As it stands, a vocal group of critics who have heard the new record is calling for the band's head. This is partly because Cease to Begin contains some of the sappiest clichés imaginable — including the lyrics "No one is ever gonna love you more than I do" (from "No One's Gonna Love You") and "The world is such a wonderful place" (from "Ode to LRC"). These aren't just verse-filling throwaway lines, mind you. They're choruses and codas, repeated ad nauseam.
Still, when guitarist and vocalist Ben Bridwell is on, he's completely on, and even naysaying journalists recognize the band's continuing ability to write catchy, soaring choruses. But the press took aim at Cease to Begin nonetheless. Pitchfork's review threw around terms like "dad-rock" and "granola," while Tiny Mix Tapes called it "music to write term papers to." Garrett Kamps wrote in the Village Voice that Cease to Begin was so bad it suggested that the success of the band's debut "indeed owes more to dumb luck than any of us want to admit."
Despite Bridwell's trite lyrics, I dig the new Band of Horses album for its generous helpings of crashing guitars and smart pop sensibilities. But I'll admit there were many moments when I wondered what the admittedly pro-420 lead singer was smoking. While Everything All the Time doesn't have a single musical clunker, for every arm-pumping banger on Cease to Begin ("Cigarettes, Wedding Bands" and "Islands on the Coast"), there's an equally meandering, unfocused downtempo song. Some, like "Window Blues" and "Marry Song," sound like classic-rock-radio castoffs.
Yet the assertion that Band of Horses hit a severe sophomore slump seems overstated; to me, an album which succeeds as dramatically as it fails is still one worth owning. And in any case, Kamps' "dumb luck" accusation was put to rest at the band's midnight show at the Bowery Ballroom on CMJ's final night. They soldiered through an hour and a half of raucous, on-point performances, playing to their strengths by keeping guitar solos short and choruses punchy.
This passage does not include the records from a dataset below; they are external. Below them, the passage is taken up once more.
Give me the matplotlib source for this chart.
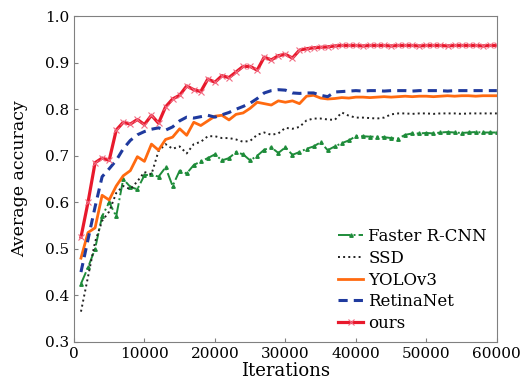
import numpy as np
import matplotlib.pyplot as plt

iters = np.arange(1000, 61000, 1000)

faster_rcnn = [0.425, 0.46, 0.50, 0.57, 0.60, 0.57, 0.65, 0.633, 0.628, 0.658,
               0.66, 0.655, 0.675, 0.635, 0.668, 0.662, 0.68, 0.688, 0.695, 0.703,
               0.69, 0.695, 0.708, 0.703, 0.69, 0.70, 0.713, 0.718, 0.706, 0.718,
               0.702, 0.708, 0.715, 0.72, 0.729, 0.712, 0.72, 0.727, 0.733, 0.742,
               0.742, 0.741, 0.741, 0.740, 0.738, 0.737, 0.745, 0.748, 0.748, 0.749,
               0.748, 0.750, 0.751, 0.750, 0.749, 0.750, 0.751, 0.750, 0.750, 0.750]
ssd = [0.365, 0.44, 0.515, 0.56, 0.58, 0.62, 0.635, 0.628, 0.645, 0.665,
       0.66, 0.71, 0.725, 0.715, 0.72, 0.705, 0.725, 0.73, 0.742, 0.742,
       0.738, 0.738, 0.735, 0.73, 0.732, 0.745, 0.75, 0.745, 0.748, 0.76,
       0.758, 0.762, 0.776, 0.78, 0.78, 0.778, 0.777, 0.793, 0.786, 0.782,
       0.782, 0.781, 0.780, 0.782, 0.789, 0.791, 0.791, 0.790, 0.791, 0.791,
       0.790, 0.791, 0.791, 0.791, 0.790, 0.791, 0.791, 0.791, 0.791, 0.791]
yolov3 = [0.48, 0.535, 0.545, 0.615, 0.605, 0.635, 0.657, 0.668, 0.698, 0.688,
          0.725, 0.712, 0.735, 0.74, 0.758, 0.744, 0.772, 0.765, 0.775, 0.785,
          0.787, 0.777, 0.789, 0.792, 0.802, 0.815, 0.812, 0.809, 0.818, 0.815,
          0.818, 0.812, 0.828, 0.83, 0.824, 0.822, 0.823, 0.825, 0.824, 0.826,
          0.826, 0.825, 0.826, 0.827, 0.826, 0.827, 0.828, 0.827, 0.828, 0.828,
          0.827, 0.828, 0.829, 0.828, 0.829, 0.829, 0.828, 0.829, 0.829, 0.829]
retinanet = [0.45, 0.52, 0.59, 0.655, 0.672, 0.69, 0.715, 0.733, 0.745, 0.752,
             0.757, 0.760, 0.755, 0.762, 0.775, 0.783, 0.781, 0.784, 0.787, 0.783,
             0.788, 0.793, 0.800, 0.806, 0.813, 0.823, 0.835, 0.84, 0.842, 0.841,
             0.835, 0.834, 0.835, 0.835, 0.83, 0.827, 0.837, 0.838, 0.839, 0.840,
             0.839, 0.840, 0.840, 0.839, 0.840, 0.840, 0.840, 0.839, 0.840, 0.840,
             0.840, 0.840, 0.839, 0.840, 0.840, 0.840, 0.840, 0.840, 0.840, 0.840]
ours = [0.525, 0.60, 0.685, 0.695, 0.69, 0.755, 0.772, 0.768, 0.778, 0.767,
        0.787, 0.770, 0.805, 0.822, 0.83, 0.85, 0.842, 0.838, 0.865, 0.858,
        0.872, 0.868, 0.88, 0.892, 0.892, 0.884, 0.912, 0.906, 0.915, 0.918,
        0.910, 0.927, 0.930, 0.932, 0.933, 0.934, 0.936, 0.937, 0.937, 0.937,
        0.936, 0.937, 0.937, 0.937, 0.936, 0.937, 0.937, 0.937, 0.936, 0.937,
        0.937, 0.937, 0.936, 0.937, 0.937, 0.937, 0.937, 0.936, 0.937, 0.937]

plt.rcParams['font.family'] = ['DejaVu Serif']
plt.rcParams['mathtext.fontset'] = 'dejavuserif'

fig = plt.figure(figsize=(5.28, 3.85), dpi=100)
ax = fig.add_axes([0.140, 0.112, 0.801, 0.846])

ax.plot(iters, faster_rcnn, color='#1e8c3a', lw=1.4, ls='-.', marker='^',
        ms=2.5, markevery=1, label='Faster R-CNN')
ax.plot(iters, ssd, color='#222222', lw=1.4, ls=':', label='SSD')
ax.plot(iters, yolov3, color='#ff6a10', lw=2.0, ls='-', label='YOLOv3')
ax.plot(iters, retinanet, color='#1f3a9e', lw=2.2, ls=(0, (3, 2)), label='RetinaNet')
ax.plot(iters, ours, color='#e8192c', lw=2.3, ls='-', marker='x', ms=4,
        mew=0.8, mec='#f26b82', label='ours')

ax.set_xlim(0, 60000)
ax.set_ylim(0.3, 1.0)
ax.set_xticks(np.arange(0, 60001, 10000))
ax.set_yticks(np.arange(0.3, 1.01, 0.1))
ax.set_yticklabels([f'{v:.1f}' for v in np.arange(0.3, 1.01, 0.1)])
ax.tick_params(direction='in', labelsize=11, length=3, color='#808080')
for s in ax.spines.values():
    s.set_color('#808080')

ax.set_xlabel('Iterations', fontsize=13, labelpad=1)
ax.set_ylabel('Average accuracy', fontsize=12.5, labelpad=12)

ax.legend(loc='lower right', frameon=False, fontsize=12, handlelength=1.5,
          handletextpad=0.3, labelspacing=0.28, borderaxespad=0.2)

fig.savefig('out.png', dpi=100)
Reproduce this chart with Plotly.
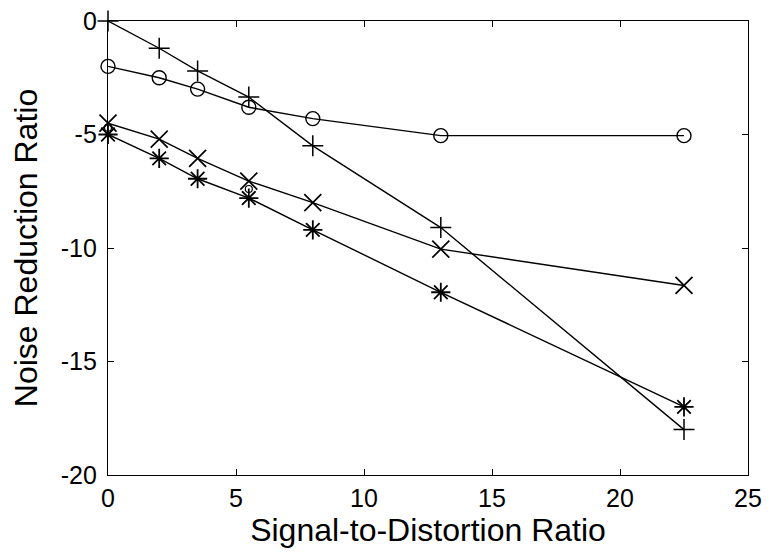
import plotly.graph_objects as go

snr = [0, 2, 3.5, 5.5, 8, 13, 22.5]
plus_vals = [0, -1.2, -2.2, -3.35, -5.5, -9.1, -18.0]
circle_vals = [-2.0, -2.5, -3.0, -3.8, -4.3, -5.05, -5.05]
x_vals = [-4.5, -5.2, -6.05, -7.05, -8.0, -10.05, -11.65]
star_vals = [-5.0, -6.05, -6.95, -7.8, -9.2, -11.95, -17.0]
extra_x = [0, 5.5]
extra_vals = [-4.7, -7.4]

x_ticks = [0, 5, 10, 15, 20, 25]
y_ticks = [0, -5, -10, -15, -20]

FONT = "Liberation Sans, Arial, Helvetica, sans-serif"
line = dict(color="black", width=1.4)

fig = go.Figure()
fig.add_trace(go.Scatter(x=snr, y=plus_vals, mode="lines+markers", line=line, cliponaxis=False,
                         marker=dict(symbol="cross-thin-open", size=15, color="black",
                                     line=dict(color="black", width=1.5))))
fig.add_trace(go.Scatter(x=snr, y=circle_vals, mode="lines+markers", line=line, cliponaxis=False,
                         marker=dict(symbol="circle-open", size=14, color="black",
                                     line=dict(color="black", width=1.4))))
fig.add_trace(go.Scatter(x=snr, y=x_vals, mode="lines+markers", line=line, cliponaxis=False,
                         marker=dict(symbol="x-thin-open", size=17, color="black",
                                     line=dict(color="black", width=1.7))))
fig.add_trace(go.Scatter(x=snr, y=star_vals, mode="lines+markers", line=line, cliponaxis=False,
                         marker=dict(symbol="asterisk-open", size=16, color="black",
                                     line=dict(color="black", width=1.8))))
fig.add_trace(go.Scatter(x=extra_x, y=extra_vals, mode="markers", cliponaxis=False,
                         marker=dict(symbol="circle-open", size=7, color="black",
                                     line=dict(color="black", width=1.2))))

axis_common = dict(showgrid=False, zeroline=False, showline=True, linecolor="black",
                   linewidth=1.4, mirror="ticks", ticks="inside", ticklen=6,
                   tickcolor="black", tickwidth=1.2, automargin=False,
                   ticklabeloverflow="allow",
                   tickfont=dict(family=FONT, size=25, color="black"))

fig.update_xaxes(range=[0, 25], tickvals=x_ticks, ticktext=[str(v) for v in x_ticks],
                 ticklabelstandoff=1,
                 title=dict(text="Signal-to-Distortion Ratio",
                            font=dict(family=FONT, size=32, color="black"), standoff=0),
                 **axis_common)
fig.update_yaxes(range=[-20, 0], tickvals=y_ticks, ticktext=[str(v) for v in y_ticks],
                 ticklabelstandoff=5,
                 title=dict(text="Noise Reduction Ratio",
                            font=dict(family=FONT, size=32, color="black"), standoff=14),
                 **axis_common)

fig.update_layout(width=762, height=544, showlegend=False,
                  plot_bgcolor="white", paper_bgcolor="white",
                  margin=dict(l=100, r=22, t=13, b=77))

fig.write_html("out.html")
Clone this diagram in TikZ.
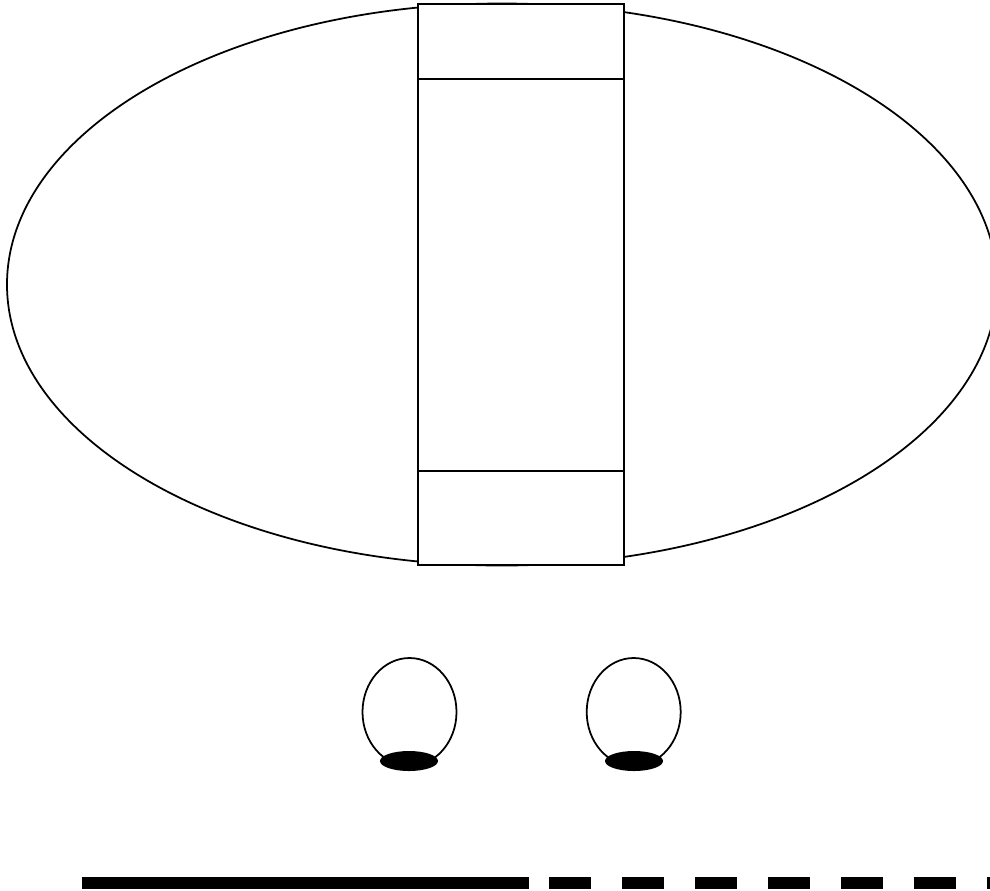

A single memorable contribution to pop music deserves to be celebrated. Even discounting the duds on Cease to Begin, it's clear that Band of Horses still has a whole concert's worth of gems in its collection. Live, the band pulled out all the crowd-pleasers, including "The Funeral," its inspired heartbreaker about responding to chaos. By embracing the melody, tension, and blissful sonic release that characterize Band of Horses' best singles, "The Funeral" alone makes the group's occasional forays into wankery forgivable.
As Band of Horses fans slowly digest Cease to Begin, it remains to be seen whether the sparks of this backlash will burn out or turn into a full-on brush fire. In the meantime, writers are performing much handwringing about a young band that is still extremely promising.